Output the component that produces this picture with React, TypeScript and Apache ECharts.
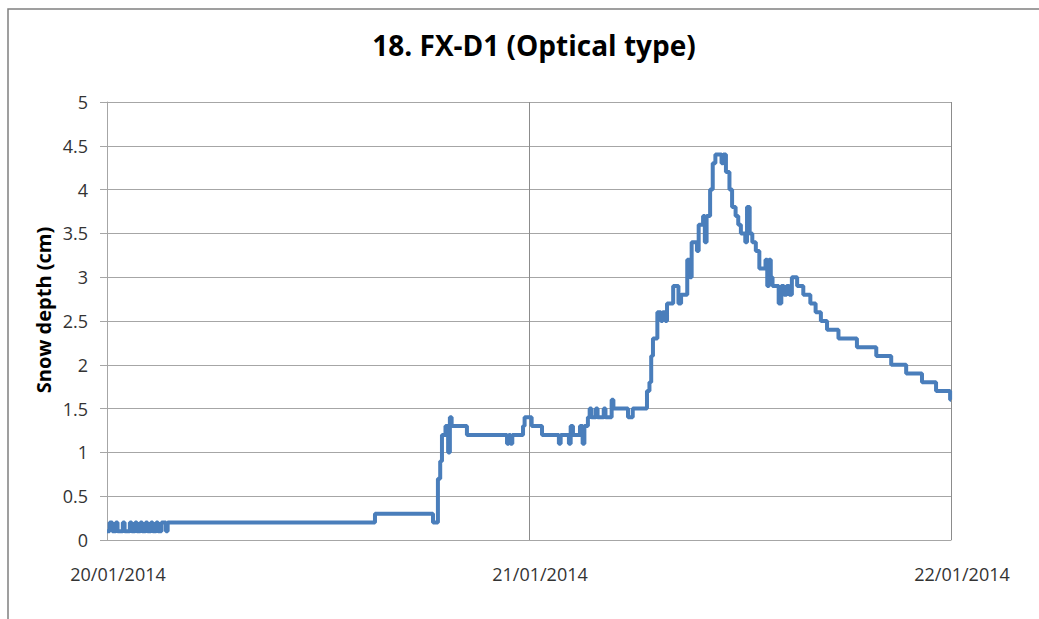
import React, { useEffect, useRef } from "react";
import * as echarts from "echarts";

const chartTitle = "18. FX-D1 (Optical type)";
const yAxisTitle = "Snow depth (cm)";
const dateLabels = ["20/01/2014", "21/01/2014", "22/01/2014"];
const yTicks = { min: 0, max: 5, step: 0.5 };

// [hours since 20/01/2014 00:00, snow depth cm]
const readings: [number, number][] = [
  [0, 0.1], [0.15, 0.2], [0.3, 0.1], [0.5, 0.2], [0.6, 0.1], [0.9, 0.2], [1.0, 0.1],
  [1.3, 0.2], [1.4, 0.1], [1.6, 0.2], [1.7, 0.1], [1.9, 0.2], [2.0, 0.1], [2.2, 0.2],
  [2.3, 0.1], [2.5, 0.2], [2.6, 0.1], [2.8, 0.2], [2.9, 0.1], [3.1, 0.2], [3.35, 0.1],
  [3.45, 0.2], [15.24, 0.3], [18.54, 0.2], [18.82, 0.7], [18.95, 0.9], [19.05, 1.2],
  [19.25, 1.3], [19.4, 1.0], [19.5, 1.4], [19.6, 1.3], [20.47, 1.2], [22.75, 1.1],
  [22.85, 1.2], [22.95, 1.1], [23.05, 1.2], [23.66, 1.3], [23.75, 1.4], [24.15, 1.3],
  [24.74, 1.2], [25.7, 1.1], [25.8, 1.2], [26.27, 1.1], [26.37, 1.3], [26.5, 1.2],
  [26.9, 1.3], [27.05, 1.1], [27.15, 1.3], [27.35, 1.4], [27.45, 1.5], [27.55, 1.4],
  [27.8, 1.5], [27.9, 1.4], [28.25, 1.5], [28.35, 1.4], [28.7, 1.6], [28.8, 1.5],
  [29.63, 1.4], [29.9, 1.5], [30.71, 1.7], [30.85, 1.8], [30.95, 2.1], [31.05, 2.3],
  [31.3, 2.6], [31.5, 2.5], [31.6, 2.6], [31.75, 2.5], [31.85, 2.7], [32.2, 2.9],
  [32.5, 2.7], [32.65, 2.8], [33.0, 3.2], [33.15, 3.0], [33.25, 3.4], [33.55, 3.3],
  [33.65, 3.6], [33.9, 3.7], [34.0, 3.4], [34.1, 3.7], [34.3, 4.0], [34.45, 4.3],
  [34.6, 4.4], [34.95, 4.3], [35.05, 4.4], [35.2, 4.2], [35.4, 4.0], [35.55, 3.8],
  [35.75, 3.7], [35.9, 3.6], [36.05, 3.5], [36.3, 3.4], [36.4, 3.8], [36.55, 3.5],
  [36.7, 3.4], [36.9, 3.3], [37.1, 3.1], [37.45, 3.2], [37.55, 2.9], [37.65, 3.2],
  [37.75, 3.0], [37.85, 2.9], [38.2, 2.7], [38.35, 2.9], [38.5, 2.8], [38.65, 2.9],
  [38.8, 2.8], [38.95, 3.0], [39.25, 2.9], [39.6, 2.8], [40.0, 2.7], [40.3, 2.6],
  [40.6, 2.5], [40.95, 2.4], [41.6, 2.3], [42.65, 2.2], [43.75, 2.1], [44.6, 2.0],
  [45.45, 1.9], [46.35, 1.8], [47.15, 1.7], [47.95, 1.6], [48.0, 1.6],
];

const FONT = "'Open Sans', 'Noto Sans', sans-serif";

export default function App() {
  const ref = useRef<HTMLDivElement>(null);
  useEffect(() => {
    if (!ref.current) return;
    const chart = echarts.init(ref.current, null, { renderer: "svg" });
    chart.setOption({
      animation: false,
      backgroundColor: "#ffffff",
      title: {
        text: chartTitle,
        left: 529,
        textAlign: "center",
        top: 26,
        textStyle: { fontFamily: FONT, fontSize: 28, fontWeight: "bold", color: "#000000" },
      },
      graphic: [
        {
          type: "rect",
          shape: { x: 8, y: 9, width: 1100, height: 700 },
          style: { fill: "none", stroke: "#808080", lineWidth: 1.5 },
          silent: true,
        },
        {
          type: "text",
          x: 43,
          y: 310,
          rotation: Math.PI / 2,
          silent: true,
          style: {
            text: yAxisTitle,
            fontFamily: FONT,
            fontSize: 20,
            fontWeight: "bold",
            fill: "#000000",
            align: "center",
            verticalAlign: "middle",
          },
        },
      ],
      grid: { left: 107, right: 88, top: 102, bottom: 79, containLabel: false },
      xAxis: {
        type: "value",
        min: 0,
        max: 48,
        interval: 24,
        axisLine: { show: true, lineStyle: { color: "#a6a6a6", width: 1 } },
        axisTick: { show: false },
        splitLine: { show: true, lineStyle: { color: "#8c8c8c", width: 1 } },
        axisLabel: {
          formatter: (v: number) => dateLabels[Math.round(v / 24)] ?? "",
          fontFamily: FONT,
          fontSize: 18,
          color: "#333333",
          margin: 25,
          padding: [0, 0, 0, 22],
          showMinLabel: true,
          showMaxLabel: true,
        },
      },
      yAxis: {
        type: "value",
        min: yTicks.min,
        max: yTicks.max,
        interval: yTicks.step,
        axisLine: { show: true, lineStyle: { color: "#a6a6a6", width: 1 } },
        axisTick: { show: true, inside: false, length: 7, lineStyle: { color: "#a6a6a6" } },
        splitLine: { show: true, lineStyle: { color: "#a6a6a6", width: 1 } },
        axisLabel: {
          fontFamily: FONT,
          fontSize: 18,
          color: "#333333",
          margin: 19,
          formatter: (v: number) => String(v),
        },
      },
      series: [
        {
          type: "line",
          step: "end",
          data: readings,
          showSymbol: false,
          symbol: "none",
          lineStyle: { color: "#4a7ebb", width: 4 },
          itemStyle: { color: "#4a7ebb" },
        },
      ],
    });
    return () => chart.dispose();
  }, []);
  return (
    <div
      ref={ref}
      style={{ position: "fixed", left: 0, top: 0, width: 1039, height: 619 }}
    />
  );
}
====
_YOUR TASK_. Which lines hold the word "React"? Show each one.

_CORRECT RESULT_.
Output the component that produces this picture with React, TypeScript and Apache ECharts.
import React, { useEffect, useRef } from "react";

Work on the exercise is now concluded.